We’re picking up what the government is laying down, and we’re ready to support the work and address the gaps. Here is our breakdown and analysis of the best opportunities for two of the biggest emitters:
13% of Canada’s carbon emissions come just from the fossil gas used to heat buildings (add 9% from electricity). The government has got the message: We need to retrofit all of Canada’s buildings, and doing so has many benefits.
- The carbon price per tonne will increase $15 per year up to $170 by 2030. This will double the consumer cost of natural gas, which immediately improves the business case for building retrofits. The plan protects affordability by rebating Canadians on a quarterly basis.
- $6.1 billion in total funding (including previously announced Canada Infrastructure Bank funding) will provide a boost for the retrofit market, help to attract private capital, develop the workforce needed, and make retrofits more affordable for home and commercial building owners.

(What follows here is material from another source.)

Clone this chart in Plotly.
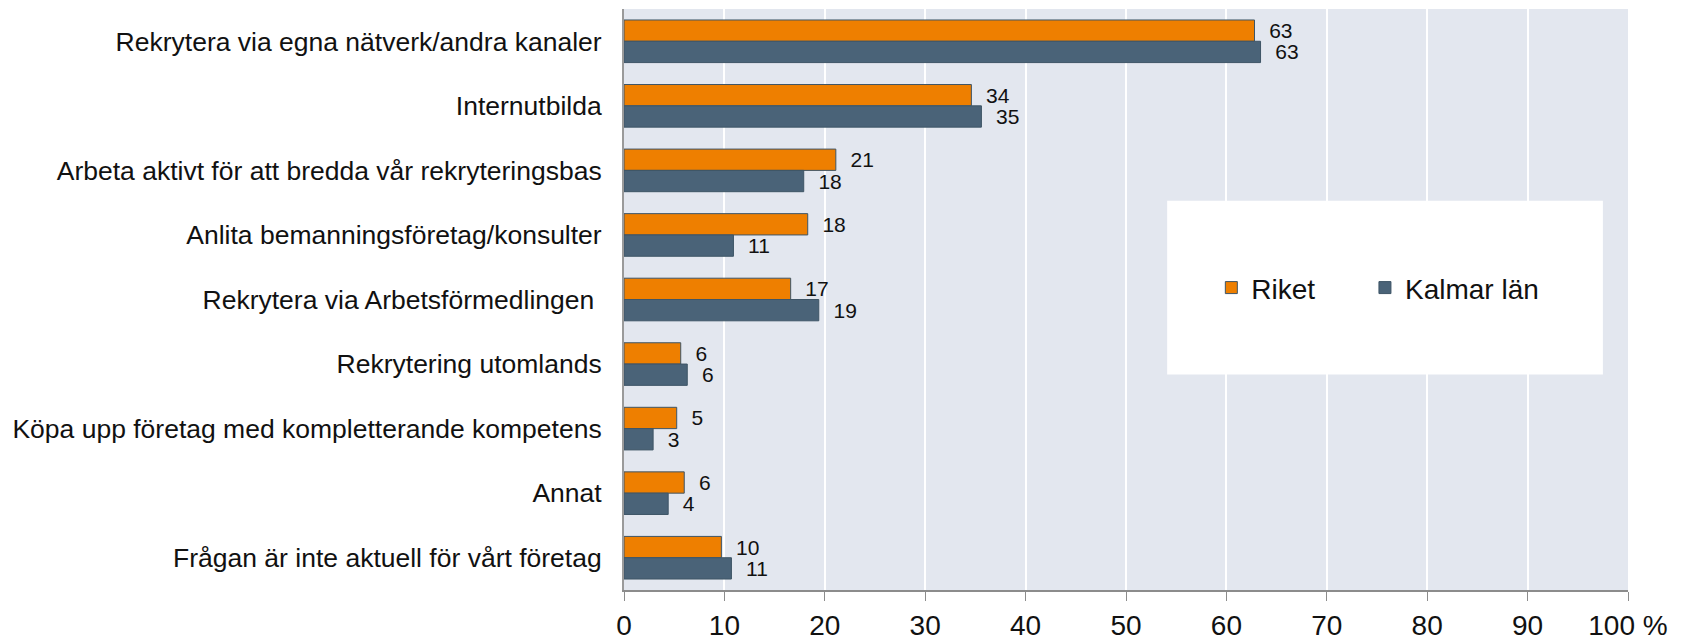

- Vital new standards and targets for reducing fugitive methane will reduce significant emissions from the full life cycle of natural gas (fossil gas).
26% of Canada’s emissions come from transportation and the zero-emissions vehicle market is an opportunity for Canada’s resource and industrial sectors.
- The Clean Fuel Standard (the liquid stream focused on gasoline and diesel for vehicles) is on track for implementation. This regulation will reduce about 20 megatonnes of carbon a year by 2030
- $1.5 billion is committed to fund the production and use of low-carbon fuels, including hydrogen. This will support cleantech innovation in both the building and transportation sectors
- $1.5 billion in financing for zero-emission transit and school buses will help cities reach their targets for transportation
- Incentives to spur the electric vehicle market and make them more affordable
Advancing the climate agenda in the GTHA
The big federal climate plan is here, just as TAF is setting up for our own ambitious 2021. Our sights are set on:
- Partnering with housing providers to initiate deep retrofits in 3,000 housing units this year, mobilizing $150 million in investment to leverage public funding and attract more capital into low-carbon activity
- Supporting municipalities to adopt green development standards for new buildings and performance standards for existing ones
- Providing grants and investment capital to enable even more low-carbon activity like workforce development (clean jobs!), and EV charger installations
- Publishing new research on growing challenges like fugitive methane emissions and embodied carbon in new construction
Addressing the gaps
While a market signal like a steep carbon price is an efficient, cost-effective way to reduce pollution, we need more to get the rest of the way to net-zero. We’re disappointed to see the gaseous stream of the clean fuel standard removed from the government’s plan and no increased ambition of the 2030 target in line with global leaders on climate. The path to decarbonize transport in Canada has a long way to go. We want to see more investment in transit, a zero-emission vehicle mandate, and a stronger tie to social equity as this plan evolves.
A backdrop for success
At the close of an unpredictable year, you can count on TAF to stay the course, follow the carbon, and focus on action. For the first time we have a federal climate plan before us with many key pieces in place. The transition from fossil fuels has a role for everyone to play, including cities and provinces, industry, and the wider community.
With the federal climate plan as a backdrop for progress, we have renewed ambition and focus that we can move the climate action agenda forward next year.